Pearson from Gaussian

Consider changing $\rho (\sigma )$, the distribution of classes, to

$$\rho _{n}(\sigma )=N\left( \frac{w^{n-1}}{\sigma ^{n}}\right) \exp \left( -% \frac{w^{2}}{2\sigma ^{2}}\right) ,\qquad n>1.$$

The normalization N is

$$N=\frac{1}{2^{\left( n-3\right) /2}\Gamma \left( \frac{n-1}{2}\right) }.$$

Convolution of this with the Gaussian distribution produces Pearson distributions[2]

$$P_{P,b}(B_{i})=\frac{(norm)}{w\left( \frac{B_{i}^{2}}{w^{2}}+1\right) ^{b}}% ,\qquad b=\frac{n}{2}>\frac{1}{2},$$

$$P_{P,b}(\vert{\bf B}\vert)=(norm)\frac{B^{2}}{w^{3}}\left( \frac{1}{\left( \frac{% B^{2}}{w^{2}}+1\right) ^{(b+1)}}\right) .$$

This includes the Lorentzian as the b=1 special case, and the Gaussian as the $b\rightarrow \infty$ limit.
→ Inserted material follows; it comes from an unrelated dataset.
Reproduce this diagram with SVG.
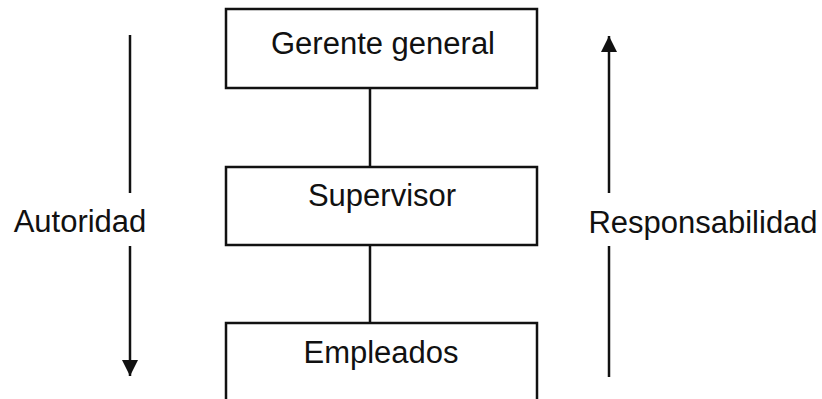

While it is thus expected that the relaxation function G_P,b(t) will evolve smoothly from Lorentzian KT to Gaussian KT as b increases, b=2 (n=4) is the only nontrivial case for which closed form G(t) is known:

$$G_{P,2}(t)=\frac{1}{3}+\frac{2}{3}\left( 1+at-a^{2}t^{2}\right) e^{-at}.$$